Chancellor George Osbourne should use tomorrow’s budget statement to unveil a “seismic shift” in Britain’s housing targets, according to leading homes developer Home Group. The group are calling for a radical building programme to create 245,000 new homes each year.
Millions of people up and down the country will be eagerly anticipating George Osbourne’s Budget speech tomorrow, but perhaps none more so than those within the housing sector. According to the latest figures from the Department for Communities and Local Government, Britain is falling far behind in the race to build new homes. It’s estimated that it would require over 200,000 new homes a year, for supply to catch up with demand and those within the building trade and those looking to buy new homes, will be hoping that the Chancellor announces a real programme for home building.
Chancellor George Osbourne has already announced a new garden city to be built at Ebbsfleet in the South East of England, but the 15,000 new homes that will be incorporated in that new development are a mere drop in the ocean.
One of Britain’s largest homes developers, Home Group, have stated their belief that the government should be doing more to help nurture building, and have outlined a few key factors to achieving a greater supply. They propose the development of Housing Zones across the country, placing a greater emphasis on simpler planning processes and managed by joint venture partnerships. They also propose the creation of a Housing Investment Bank.
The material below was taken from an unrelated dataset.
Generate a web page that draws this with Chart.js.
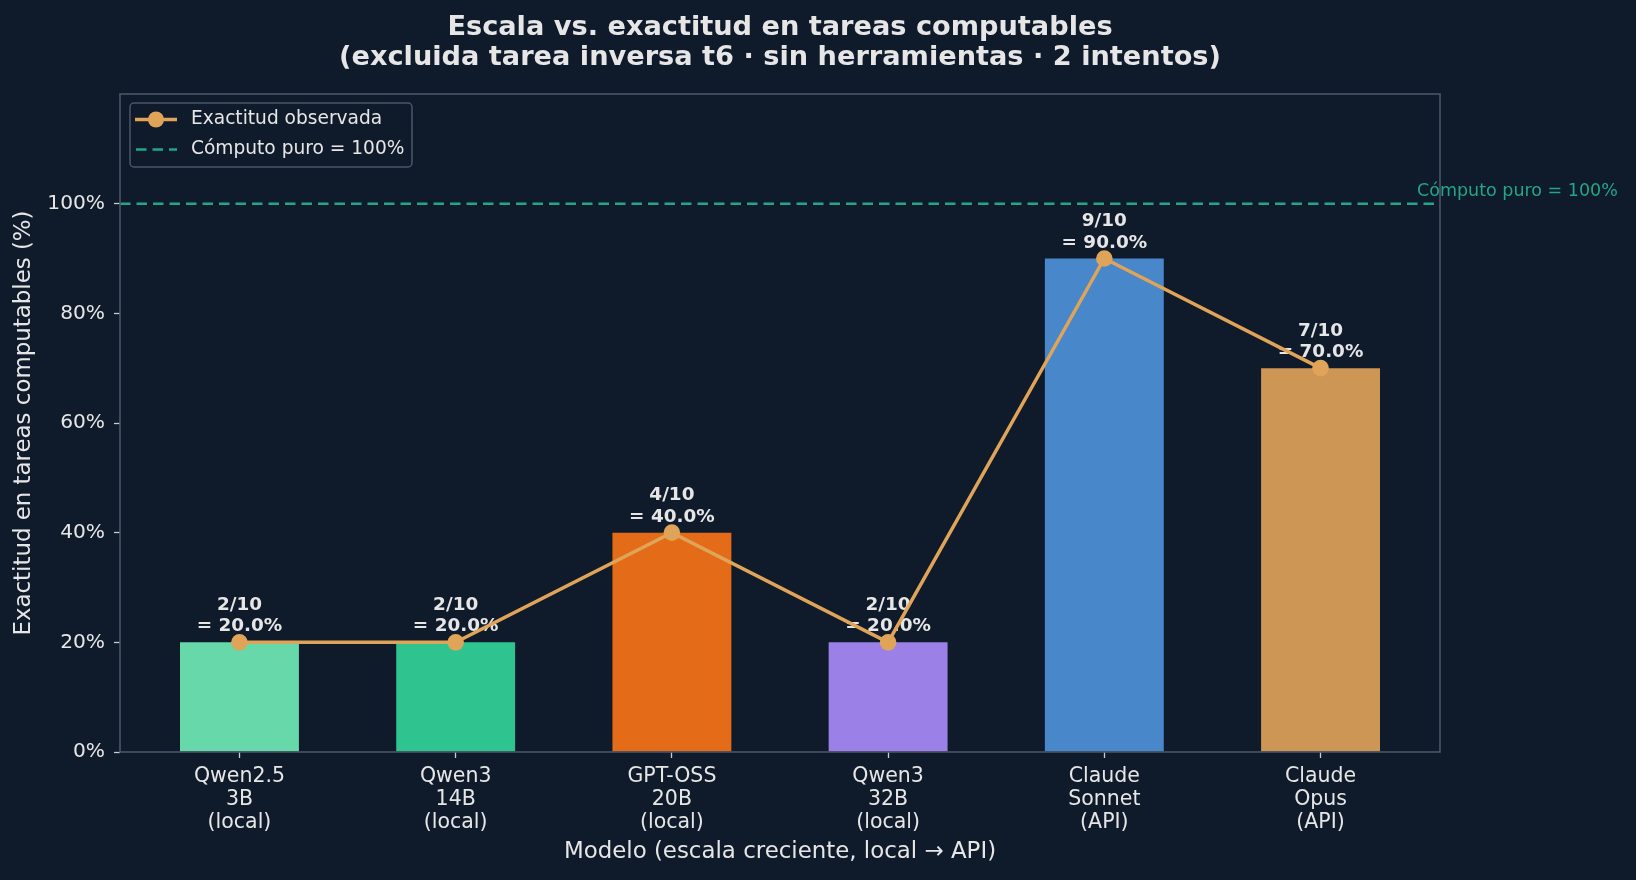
<!DOCTYPE html>
<html><head><meta charset="utf-8">
<script src="https://cdn.jsdelivr.net/npm/chart.js@4.4.1/dist/chart.umd.min.js"></script>
<style>html,body{margin:0;padding:0;background:#0f1a2b;}#wrap{width:1636px;height:880px;}</style>
</head><body><div id="wrap"><canvas id="c" width="1636" height="880"></canvas></div>
<script>
// ---- data ----
const categories = [["Qwen2.5","3B","(local)"],["Qwen3","14B","(local)"],["GPT-OSS","20B","(local)"],["Qwen3","32B","(local)"],["Claude","Sonnet","(API)"],["Claude","Opus","(API)"]];
const correctCounts = [2, 2, 4, 2, 9, 7];
const totalCounts = [10, 10, 10, 10, 10, 10];
const accuracyPct = [20, 20, 40, 20, 90, 70];
const yTickValues = [0, 20, 40, 60, 80, 100];
const referencePct = 100;
const titleLines = ["Escala vs. exactitud en tareas computables", "(excluida tarea inversa t6 · sin herramientas · 2 intentos)"];
const xAxisTitle = "Modelo (escala creciente, local → API)";
const yAxisTitle = "Exactitud en tareas computables (%)";
const lineLabel = "Exactitud observada";
const refLabel = "Cómputo puro = 100%";

// ---- style ----
const barColors = ["#66d8a9", "#2fc48f", "#e46b18", "#9b80e8", "#4787ca", "#cd9654"];
const BG = "#0f1a2b", TEXT = "#e6e6e6", SPINE = "#4b5668", LINE = "#e0a458", REF = "#22a686", TICK = "#c9cdd3";
const FONT = "'DejaVu Sans', sans-serif";
const BAR_W = 0.55;
const n = categories.length;
const xPad = 0.05 * (n - 1 + BAR_W);

const points = accuracyPct.map((v, i) => ({ x: i, y: v }));

const decor = {
  id: 'decor',
  beforeDraw(chart) {
    const c = chart.ctx;
    c.save(); c.fillStyle = BG; c.fillRect(0, 0, chart.width, chart.height); c.restore();
  },
  beforeDatasetsDraw(chart) {
    const c = chart.ctx, a = chart.chartArea, y = chart.scales.y.getPixelForValue(referencePct);
    c.save();
    c.strokeStyle = REF; c.lineWidth = 2.5; c.setLineDash([10.5, 6]);
    c.beginPath(); c.moveTo(a.left, y); c.lineTo(a.right, y); c.stroke();
    c.restore();
  },
  afterDatasetDraw(chart, args) {
    if (args.index !== 0) return;
    const c = chart.ctx, meta = chart.getDatasetMeta(0);
    c.save();
    c.fillStyle = TEXT; c.font = "bold 18.4px " + FONT; c.textAlign = 'center'; c.textBaseline = 'alphabetic';
    meta.data.forEach((el, i) => {
      c.fillText(correctCounts[i] + "/" + totalCounts[i], el.x, el.y - 32.5);
      c.fillText("= " + accuracyPct[i].toFixed(1) + "%", el.x, el.y - 11);
    });
    c.restore();
  },
  afterDraw(chart) {
    const c = chart.ctx, a = chart.chartArea;
    c.save();
    // spines
    c.strokeStyle = SPINE; c.lineWidth = 1.6;
    c.strokeRect(a.left, a.top, a.right - a.left, a.bottom - a.top);
    // reference label
    const yr = chart.scales.y.getPixelForValue(referencePct);
    c.fillStyle = REF; c.font = "17.5px " + FONT; c.textAlign = 'left'; c.textBaseline = 'alphabetic';
    c.fillText(refLabel, 1417, yr - 8);
    // title
    c.fillStyle = TEXT; c.font = "bold 27.2px " + FONT; c.textAlign = 'center';
    const cx = (a.left + a.right) / 2;
    c.fillText(titleLines[0], cx, 34.5);
    c.fillText(titleLines[1], cx, 64.5);
    // axis titles
    c.font = "22.9px " + FONT; c.textBaseline = 'middle';
    c.fillText(xAxisTitle, cx, 852);
    c.save();
    c.translate(24, (a.top + a.bottom) / 2); c.rotate(-Math.PI / 2);
    c.fillText(yAxisTitle, 0, 0);
    c.restore();
    // legend
    const lx = 130, ly = 103, lw = 282, lh = 64;
    c.beginPath(); c.roundRect(lx, ly, lw, lh, 4);
    c.fillStyle = "rgba(15,26,43,0.8)"; c.fill();
    c.strokeStyle = SPINE; c.lineWidth = 1.5; c.stroke();
    c.strokeStyle = LINE; c.lineWidth = 3.5; c.setLineDash([]);
    c.beginPath(); c.moveTo(135, 119.5); c.lineTo(177, 119.5); c.stroke();
    c.fillStyle = LINE; c.beginPath(); c.arc(156, 119.5, 8, 0, Math.PI * 2); c.fill();
    c.strokeStyle = REF; c.lineWidth = 2.5; c.setLineDash([10.5, 6]);
    c.beginPath(); c.moveTo(136, 149.5); c.lineTo(177, 149.5); c.stroke();
    c.setLineDash([]);
    c.fillStyle = TEXT; c.font = "18.6px " + FONT; c.textAlign = 'left'; c.textBaseline = 'middle';
    c.fillText(lineLabel, 191, 119.5);
    c.fillText(refLabel, 191, 149.5);
    c.restore();
  }
};

new Chart(document.getElementById('c'), {
  data: {
    datasets: [
      { type: 'bar', label: 'bars', data: points, backgroundColor: barColors, barPercentage: BAR_W, categoryPercentage: 1, order: 2 },
      { type: 'line', label: lineLabel, data: points, borderColor: LINE, borderWidth: 3.5, pointRadius: 8.3, pointBackgroundColor: LINE, pointBorderWidth: 0, order: 1, tension: 0 }
    ]
  },
  options: {
    responsive: false, devicePixelRatio: 1, animation: false,
    layout: { padding: { top: 94, right: 196, left: 0, bottom: 0 }, autoPadding: false },
    plugins: { legend: { display: false }, tooltip: { enabled: false }, title: { display: false } },
    scales: {
      x: {
        type: 'linear', offset: false, min: -BAR_W / 2 - xPad, max: n - 1 + BAR_W / 2 + xPad,
        afterBuildTicks: (axis) => { axis.ticks = categories.map((_, i) => ({ value: i })); },
        afterFit: (s) => { s.height = 128; },
        grid: { offset: false, drawOnChartArea: false, drawTicks: true, tickLength: 6, tickColor: TICK, tickWidth: 1.3 },
        border: { display: false },
        ticks: { color: TEXT, font: { family: FONT, size: 20.5, lineHeight: 1.12 }, padding: 7, maxRotation: 0, autoSkip: false,
          callback: (v) => categories[Math.round(v)] }
      },
      y: {
        type: 'linear', min: 0, max: 120,
        afterBuildTicks: (axis) => { axis.ticks = yTickValues.map(v => ({ value: v })); },
        afterFit: (s) => { s.width = 120; },
        grid: { drawOnChartArea: false, drawTicks: true, tickLength: 6, tickColor: TICK, tickWidth: 1.3 },
        border: { display: false },
        ticks: { color: TEXT, font: { family: FONT, size: 20.2 }, padding: 9, callback: (v) => v + '%' }
      }
    }
  },
  plugins: [decor]
});
</script></body></html>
The demands set out by Home Group echo those proposed by the National Housing Federation, who last month also called for simpler planning procedures to “drive forward (a) new housing supply more quickly and effectively.”
Both the NHF and Home Group called for better use of public land, which is currently being sold off to the highest bidder by local authorities without any thought given to the potential for housing stock.
It’s thought that the Budget will include provisions to build 135,000 new homes over six years, a projection that critics have said “will barely scratch the surface.” One such critic, Phil Shanks, chief executive of Houses for Homes, said, “what this government fails to recognise is that building houses for affordable rent is the only truly sustainable method of addressing need.”
Mr Shanks also called for more land to made available to housing associations.
Mark Henderson, chief executive of Home Group, said that Chancellor Osbourne and the coalition government “now needs to demonstrate its intent to deliver affordable homes for all, irrespective of ownership.”
Mr Henderson said that the Budget was the perfect opportunity for the Coalition to “write their names in the record books by delivering the largest house building programme in UK history.”
Speaking to Housing News, Mr Henderson said that his organisations’ budget recommendations clearly set out “the strategies required to deliver on a scale to meet the number of new families formed each year and to clear the waiting list backlog.”
The Coalition government are in an unenviable situation; similar to the post-war Labour government was following their election in 1945. The modern day Labour Party have already put forward their proposal in a new “Help To Build” scheme, designed to help small to medium home builders to produce more homes. But, as always, it is the party in power to which all eyes will be turned tomorrow.
Will Chancellor Osbourne deliver the news that homebuilders and buyers want to hear? Or will we still be discussing this issue in a decade’s time?